Clover isn’t your typical video game. It was atypical last year when it was released on Microsoft’s Indie scene and drew favourable reviews, and it’s just as much so now that the extended PC version is available for all. Perhaps you can blame XBLI’s limited file space for not displaying many of the upgrades present in A Curious Tale, including solid voice acting, animated portraits, extending the number of puzzles and the addition of multiple endings, but the heart remains the same. Clover, then, is what Braid might be if the budget were scaled right back.

Tom is alerted by a knocking at his door and a demand to open up. He could rush right for the key and follow orders, or he could take a moment to read the birthday card his mother sent him on his 16th birthday. It’s a bitter-sweet memory as, moments later, we learn he’s been recently orphaned after the ship his mother had boarded mysteriously sank. The guard doles out an orphan’s allowance then urges the young boy to earn his keep by discovering remnants of the ill fated ship’s wreckage. He could do this, but several things stand in his way, none more so than an agitated farmer armed with a pitchfork and a zero tolerance attitude to people trespassing in his cornfield which, inconveniently, is the only way to get to the beach.

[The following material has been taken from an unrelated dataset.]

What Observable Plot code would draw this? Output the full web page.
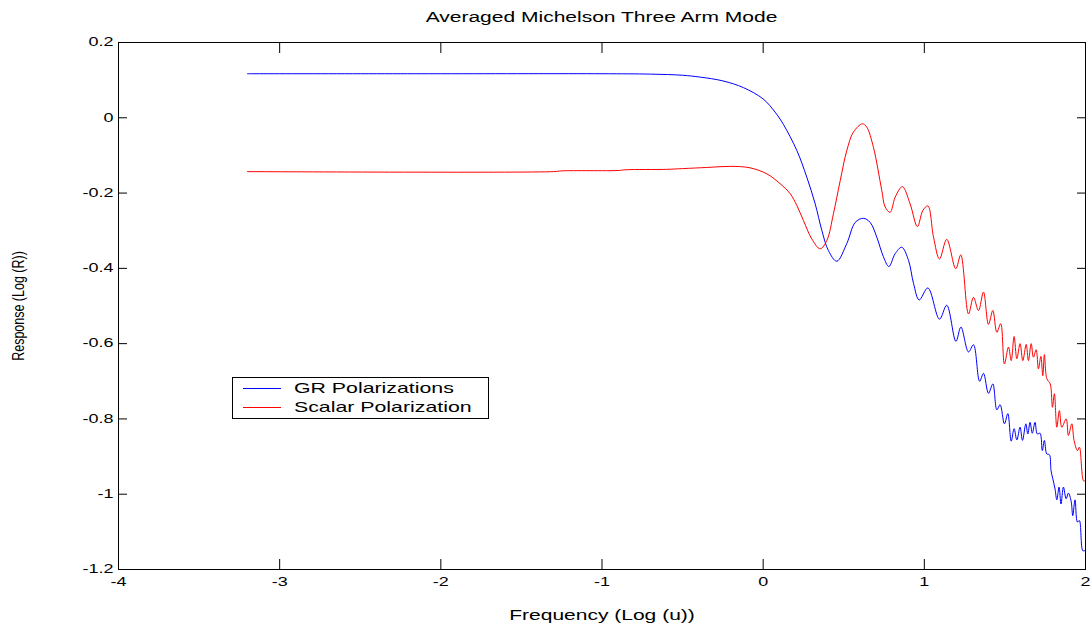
<!DOCTYPE html>
<html>
<head>
<meta charset="utf-8">
<script src="https://cdn.jsdelivr.net/npm/d3@7"></script>
<script src="https://cdn.jsdelivr.net/npm/@observablehq/plot@0.6"></script>
<style>
  body { margin: 0; background: #fff; font-family: "Liberation Sans", Arial, sans-serif; }
  #wrap { position: relative; width: 1092px; height: 626px; background: #fff; }
  #title { position: relative; height: 30px; }
  #title span { position: absolute; left: 118px; width: 967px; top: 9px; text-align: center;
    font-size: 14px; line-height: 16px; color: #000; display: block; transform: scaleX(1.5); transform-origin: 483.5px 0; }
  #legend { position: absolute; left: 232px; top: 377px; width: 255px; height: 40px; border: 1px solid #000; background: #fff; }
  .lg-row { position: absolute; left: 0; height: 18px; width: 255px; }
  .lg-line { position: absolute; left: 10px; width: 38px; top: 9px; height: 0; border-top: 1px solid; }
  .lg-text { position: absolute; left: 61px; top: 0; font-size: 15px; line-height: 18px; color: #000; white-space: nowrap; transform: scaleX(1.42); transform-origin: 0 0; }
</style>
</head>
<body>
<div id="wrap">
  <div id="title"><span>Averaged Michelson Three Arm Mode</span></div>
  <div id="chart"></div>
  <div id="legend"></div>
</div>
<script>
// ---- data ----
const xTicks = [-4, -3, -2, -1, 0, 1, 2];
const yTicks = [-1.2, -1, -0.8, -0.6, -0.4, -0.2, 0, 0.2];
const seriesNames = ["GR Polarizations", "Scalar Polarization"];
const seriesColors = ["#0000ff", "#ff0000"];
const xLabel = "Frequency (Log (u))";
const yLabel = "Response (Log (R))";

const grX = [-3.2, -2.0, -1.0, -0.7, -0.5, -0.39, -0.25, -0.122, 0.0, 0.074, 0.126, 0.209, 0.271, 0.323, 0.364, 0.405, 0.457, 0.519, 0.571, 0.622, 0.664, 0.705, 0.746, 0.78, 0.819, 0.86, 0.902, 0.933, 0.968, 1.022, 1.094, 1.139, 1.196, 1.227, 1.274, 1.305, 1.343, 1.367, 1.398, 1.425, 1.45, 1.47, 1.497, 1.518, 1.539, 1.557, 1.574, 1.594, 1.609, 1.63, 1.642, 1.656, 1.67, 1.687, 1.701, 1.718, 1.732, 1.745, 1.76, 1.776, 1.786, 1.797, 1.811, 1.822, 1.836, 1.848, 1.863, 1.88, 1.894, 1.911, 1.921, 1.935, 1.95, 1.962, 1.983, 1.995];
const grY = [0.117, 0.117, 0.117, 0.116, 0.113, 0.108, 0.098, 0.08, 0.05, 0.015, -0.018, -0.087, -0.158, -0.229, -0.299, -0.353, -0.381, -0.334, -0.278, -0.267, -0.278, -0.317, -0.369, -0.395, -0.361, -0.344, -0.379, -0.44, -0.484, -0.452, -0.535, -0.498, -0.594, -0.556, -0.622, -0.603, -0.7, -0.679, -0.732, -0.707, -0.776, -0.762, -0.813, -0.786, -0.859, -0.826, -0.856, -0.822, -0.857, -0.813, -0.84, -0.809, -0.838, -0.809, -0.84, -0.838, -0.884, -0.857, -0.893, -0.895, -0.937, -0.959, -0.986, -1.015, -0.981, -1.026, -0.981, -1.012, -0.997, -1.019, -1.057, -1.015, -1.074, -1.07, -1.15, -1.15];

const scX = [-3.2, -1.3, -1.25, -0.9, -0.85, -0.6, -0.5, -0.35, -0.2, -0.081, 0.023, 0.105, 0.168, 0.209, 0.25, 0.302, 0.354, 0.395, 0.436, 0.478, 0.519, 0.56, 0.616, 0.643, 0.684, 0.736, 0.757, 0.788, 0.819, 0.864, 0.912, 0.957, 0.991, 1.022, 1.057, 1.094, 1.139, 1.195, 1.226, 1.274, 1.305, 1.336, 1.367, 1.398, 1.425, 1.45, 1.474, 1.497, 1.522, 1.539, 1.557, 1.574, 1.594, 1.611, 1.632, 1.646, 1.663, 1.677, 1.694, 1.708, 1.723, 1.735, 1.745, 1.76, 1.781, 1.795, 1.807, 1.822, 1.838, 1.853, 1.88, 1.894, 1.915, 1.929, 1.95, 1.962, 1.987, 1.995];
const scY = [-0.143, -0.143, -0.141, -0.14, -0.138, -0.137, -0.135, -0.132, -0.129, -0.133, -0.149, -0.175, -0.202, -0.233, -0.273, -0.322, -0.348, -0.326, -0.255, -0.167, -0.087, -0.038, -0.016, -0.025, -0.078, -0.193, -0.237, -0.251, -0.211, -0.183, -0.229, -0.289, -0.246, -0.234, -0.317, -0.375, -0.323, -0.401, -0.364, -0.521, -0.477, -0.512, -0.463, -0.549, -0.512, -0.57, -0.547, -0.654, -0.609, -0.645, -0.581, -0.64, -0.6, -0.645, -0.602, -0.645, -0.6, -0.636, -0.616, -0.667, -0.634, -0.685, -0.629, -0.693, -0.707, -0.769, -0.733, -0.822, -0.778, -0.822, -0.8, -0.844, -0.813, -0.857, -0.884, -0.875, -0.964, -0.965];

// ---- build table ----
const rows = [
  ...grX.map((x, i) => ({x, y: grY[i], s: seriesNames[0]})),
  ...scX.map((x, i) => ({x, y: scY[i], s: seriesNames[1]}))
];
const fmt = d => String(+(+d).toFixed(1));

const chart = Plot.plot({
  width: 1092,
  height: 596,
  marginTop: 12,
  marginBottom: 57,
  marginLeft: 118,
  marginRight: 7,
  style: {fontFamily: '"Liberation Sans", Arial, sans-serif', fontSize: "12px", color: "#000", background: "#fff", overflow: "visible"},
  x: {domain: [xTicks[0], xTicks[xTicks.length - 1]]},
  y: {domain: [yTicks[0], yTicks[yTicks.length - 1]]},
  color: {domain: seriesNames, range: seriesColors},
  marks: [
    Plot.line(rows, {x: "x", y: "y", z: "s", stroke: "s", strokeWidth: 1, curve: "catmull-rom"}),
    Plot.frame({stroke: "#000", strokeWidth: 1}),
    Plot.axisX(xTicks, {anchor: "bottom", tickSize: 0, tickPadding: 8, tickFormat: fmt, fontSize: 12,
      label: xLabel, labelAnchor: "center", labelOffset: 50, labelArrow: "none"}),
    Plot.axisX(xTicks, {anchor: "bottom", tickSize: -10, fill: "none", label: null}),
    Plot.axisX(xTicks, {anchor: "top", tickSize: -10, fill: "none", label: null}),
    Plot.axisY(yTicks, {anchor: "left", tickSize: 0, tickPadding: 5, tickFormat: fmt, fontSize: 12,
      label: yLabel, labelAnchor: "center", labelOffset: 106, labelArrow: "none"}),
    Plot.axisY(yTicks, {anchor: "left", tickSize: -9, fill: "none", label: null}),
    Plot.axisY(yTicks, {anchor: "right", tickSize: -9, fill: "none", label: null})
  ]
});
document.getElementById("chart").append(chart);

// horizontally stretched lettering as in the reference
chart.querySelectorAll("text").forEach(t => {
  const g = t.closest("g[aria-label]");
  const lab = g ? g.getAttribute("aria-label") : "";
  if (lab === "y-axis label") {
    t.style.fontSize = "12.5px";
    t.setAttribute("transform", (t.getAttribute("transform") || "") + " scale(1,1.35)");
    return;
  }
  if (lab === "x-axis label") t.style.fontSize = "14px";
  const w = t.getComputedTextLength();
  if (w > 0) {
    t.setAttribute("textLength", (w * 1.5).toFixed(1));
    t.setAttribute("lengthAdjust", "spacingAndGlyphs");
  }
});

// legend
const legend = document.getElementById("legend");
seriesNames.forEach((name, i) => {
  const row = document.createElement("div");
  row.className = "lg-row";
  row.style.top = (1 + i * 19) + "px";
  const ln = document.createElement("div");
  ln.className = "lg-line";
  ln.style.borderTopColor = seriesColors[i];
  const tx = document.createElement("div");
  tx.className = "lg-text";
  tx.textContent = name;
  row.append(ln, tx);
  legend.append(row);
});
</script>
</body>
</html>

Trespassing leads to imprisonment, as do many other things in the world of Clover. Paranoia runs high amidst the whispers of war that reach into the sleepy village Tom lives in. If he sets so much as one foot onto the farmer’s private lands, he goes to jail. If he uses water from the town well to quench the fire burning down his neighbour’s home, he goes to jail. If he falls in a body of water and pollutes the king’s drinking source, he goes to jail. He’s let out almost immediately without cost, but it’s more an attempt at cause than effect; his world had suddenly become a zero tolerance military state.

This harkens back to Clover‘s inspiration being a Hermann Goering quote the designer found scrawled on a wall in London, and, as such, the more Tom delves into the death of his mother, the more he discovers an underlying conspiracy borne of rulers with hidden agendas, blinded by what perhaps started as good intentions towards their subjects. It’s a creeping layer of darkness that belies the hand-drawn graphics, the wispy watercolour scenery and ambient piano music backgrounds. It slides in, slowly overwriting the playful attitudes of the townsfolk, like the cowardly stuntman wannabe you need to fool into performing his first daredevil trick or the overly-critical book reviewer tired of violent, gangster novels, and interested in something more friendly.

You curry his favour by presenting him with a book heavily referencing Codemaster’s most famous egg-shaped adventurer, Dizzy, which is fitting considering the similarities between the two overlapping titles. To progress, Tom needs to solve puzzles in much the same way as numerous adventure titles; through items that can be collected and employed in abstract ways. Some of these are simple: to bypass the militant farmer, simply get him plastered on the cider an unruly teenager hid from his overly protective father. A limited inventory means you have to think ahead to which items you feel would be best employed. Capturing a spider isn’t going to help you retrieve a valuable item from beneath the castle’s drawbridge, but it might give your daredevil friend the fright he needs to complete his initial stunt and reward you with a new tool.

The political message manages to shine through the clumsiness of the odd platforming section and gives the gamer more than the simple sense of satisfaction needed to see through each puzzle. Clover wraps itself up in uniqueness: its hand-drawn presentation initially promises a light and cheery game, then it forces you to peek into the shadows and, by the time you reach the ultimately sobering conclusion, you’ve found the murky darkness has suck up around you. You’re drowning in it. And there’s no longer anything you can do but despair.